The Archaeology Brown Bag Series of the Department of Anthropology and the American Indian Studies program present “An Archaeology Led by Strawberries:  Reclaiming, Storywork, & Indigenous Wellbeing," a virtual talk by Dr. Sonya Atalay (Anishinaabe-Ojibwe), Provost Professor of Anthropology at the University of Massachusetts-Amherst. She will present her work on land-based archaeology and repatriation projects using a community-based participatory research approach with Indigenous youth and elders. Centering Anishinaabe epistemologies and concepts of well-being, she will explore how reclaiming traditional knowledge, ancestral remains, Indigenous language, and sacred sites can contribute to healing and well-being. She will discuss her use of arts-based research and knowledge mobilization methods—including collaborative comics, storybaskets and counter mapping, and augmented reality applications—as part of Indigenous storywork, demonstrating how lessons drawn from reclaiming tangible and intangible heritage provide a model for imagining decolonial research futures.

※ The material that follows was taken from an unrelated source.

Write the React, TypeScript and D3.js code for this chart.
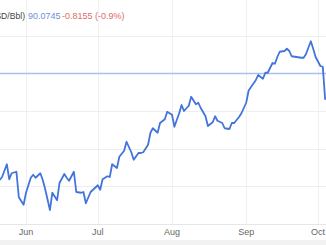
import React from "react";
import * as d3 from "d3";

const dates: string[] = [
  "2023-05-21","2023-05-22","2023-05-24","2023-05-25","2023-05-26","2023-05-28","2023-05-29","2023-05-31",
  "2023-06-01","2023-06-03","2023-06-04","2023-06-05","2023-06-07","2023-06-08","2023-06-09","2023-06-11",
  "2023-06-12","2023-06-14","2023-06-15","2023-06-17","2023-06-18","2023-06-19","2023-06-21","2023-06-22",
  "2023-06-24","2023-06-25","2023-06-26","2023-06-28","2023-06-29","2023-07-01","2023-07-02","2023-07-03",
  "2023-07-05","2023-07-06","2023-07-07","2023-07-09","2023-07-10","2023-07-12","2023-07-13","2023-07-15",
  "2023-07-16","2023-07-18","2023-07-19","2023-07-20","2023-07-22","2023-07-23","2023-07-24","2023-07-26",
  "2023-07-27","2023-07-29","2023-07-30","2023-08-01","2023-08-02","2023-08-04","2023-08-05","2023-08-06",
  "2023-08-08","2023-08-09","2023-08-11","2023-08-12","2023-08-13","2023-08-15","2023-08-16","2023-08-18",
  "2023-08-19","2023-08-20","2023-08-22","2023-08-23","2023-08-25","2023-08-26","2023-08-27","2023-08-29",
  "2023-08-30","2023-09-01","2023-09-02","2023-09-03","2023-09-05","2023-09-06","2023-09-08","2023-09-09",
  "2023-09-10","2023-09-12","2023-09-13","2023-09-14","2023-09-15","2023-09-17","2023-09-18","2023-09-19",
  "2023-09-20","2023-09-22","2023-09-24","2023-09-25","2023-09-26","2023-09-28","2023-09-29","2023-09-30",
  "2023-10-02","2023-10-03","2023-10-04"
];

const prices: number[] = [
  75.8,76.2,77.9,75.9,76.7,76.9,73.5,72.5,
  74.1,76.1,76.5,76.1,76.7,75.8,74.6,71.8,
  74.1,73.1,75.4,76.6,76.1,75.7,76.9,74.2,
  74.1,74.2,72.7,74.2,74.5,75.1,74.5,75.9,
  76.3,76.2,77.9,77.4,78.9,79.7,80.9,79.5,
  78.5,79.4,79.4,79.5,80.5,82.1,82.7,82.1,
  83.4,83.9,84.9,84.5,82.9,84.7,85.8,85.0,
  85.7,86.9,85.9,86.1,85.4,84.3,83.0,83.5,
  84.3,83.7,83.4,82.7,82.6,83.4,83.4,84.2,
  84.7,86.1,87.7,88.2,89.1,89.8,89.3,90.1,
  90.1,91.4,91.3,92.2,92.9,93.0,93.3,93.0,
  92.3,92.2,92.1,92.1,92.6,94.3,93.3,92.2,
  91.0,90.9,86.5
];

const monthTicks: string[] = ["2023-06-01","2023-07-01","2023-08-01","2023-09-01","2023-10-01"];
const monthLabels: string[] = ["Jun","Jul","Aug","Sep","Oct"];
const gridValues: number[] = [95, 90, 85, 80, 75];
const lastValue = 90.0745;
const titleUnit = "(USD/Bbl)";
const titleValue = "90.0745";
const titleChange = "-0.8155 (-0.9%)";

export default function App() {
  const W = 326, H = 245;
  const parse = d3.timeParse("%Y-%m-%d");
  const x = d3.scaleTime()
    .domain([parse("2023-06-01")!, parse("2023-10-01")!])
    .range([26, 318]);
  const y = d3.scaleLinear().domain([70, 95]).range([223.5, 36]);
  const pts = dates.map((d, i) => ({ d: parse(d)!, v: prices[i] }));
  const line = d3.line<{ d: Date; v: number }>()
    .x(p => x(p.d))
    .y(p => y(p.v));
  const font = "'Liberation Sans', Arial, sans-serif";
  return (
    <svg width={W} height={H} style={{ position: "fixed", left: 0, top: 0, display: "block", background: "#fff" }}>
      <rect x={0} y={0} width={W} height={H} fill="#fff" />
      {monthTicks.map(t => (
        <line key={t} x1={Math.round(x(parse(t)!)) + 0.5} x2={Math.round(x(parse(t)!)) + 0.5} y1={0} y2={224}
          stroke="#f0f0f0" strokeWidth={1} />
      ))}
      {gridValues.map(g => (
        <line key={g} x1={0} x2={W} y1={Math.round(y(g)) + 0.5} y2={Math.round(y(g)) + 0.5}
          stroke="#eeeeee" strokeWidth={1} />
      ))}
      <line x1={0} x2={W} y1={224.5} y2={224.5} stroke="#e6e6e6" strokeWidth={1} />
      <rect x={0} y={240} width={W} height={5} fill="#f2f2f2" />
      <line x1={0} x2={W} y1={Math.round(y(lastValue)) + 0.5} y2={Math.round(y(lastValue)) + 0.5}
        stroke="#a9c0ee" strokeWidth={1.3} />
      <path d={line(pts) || ""} fill="none" stroke="#4274dc" strokeWidth={1.8} strokeLinejoin="round" />
      {monthTicks.map((t, i) => (
        <text key={t} x={x(parse(t)!)} y={235} textAnchor="middle" fontSize={9} fontFamily={font} fill="#666">
          {monthLabels[i]}
        </text>
      ))}
      <text x={25} y={19} textAnchor="end" fontSize={8.6} fontFamily={font} fill="#444">{titleUnit}</text>
      <text x={28} y={19} fontSize={9} fontFamily={font} fill="#6f8fd8">{titleValue}</text>
      <text x={62} y={19} fontSize={9} fontFamily={font} fill="#e06a6a">{titleChange}</text>
    </svg>
  );
}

Dr. Atalay is an Indigenous archaeologist whose scholarship crosses disciplinary boundaries, incorporating aspects of cultural anthropology, archaeology, critical heritage studies, and Native American and Indigenous Studies. She’s currently involved in producing a series of research-based comics about repatriation of Native American ancestral remains, return of sacred objects and objects of cultural patrimony under the Native American Graves Protection and Repatriation Act (NAGPRA) law.

In her most recent work, Dr. Atalay is exploring ways that repatriation and reclaiming of tangible and intangible heritage are teachers that provides essential lessons for decolonizing and Indigenizing institutions. This work will be published in her forthcoming “Braiding Knowledge: How Indigenous Knowledge is Challenging and Changing Universities” which will be published by University of Arizona Press.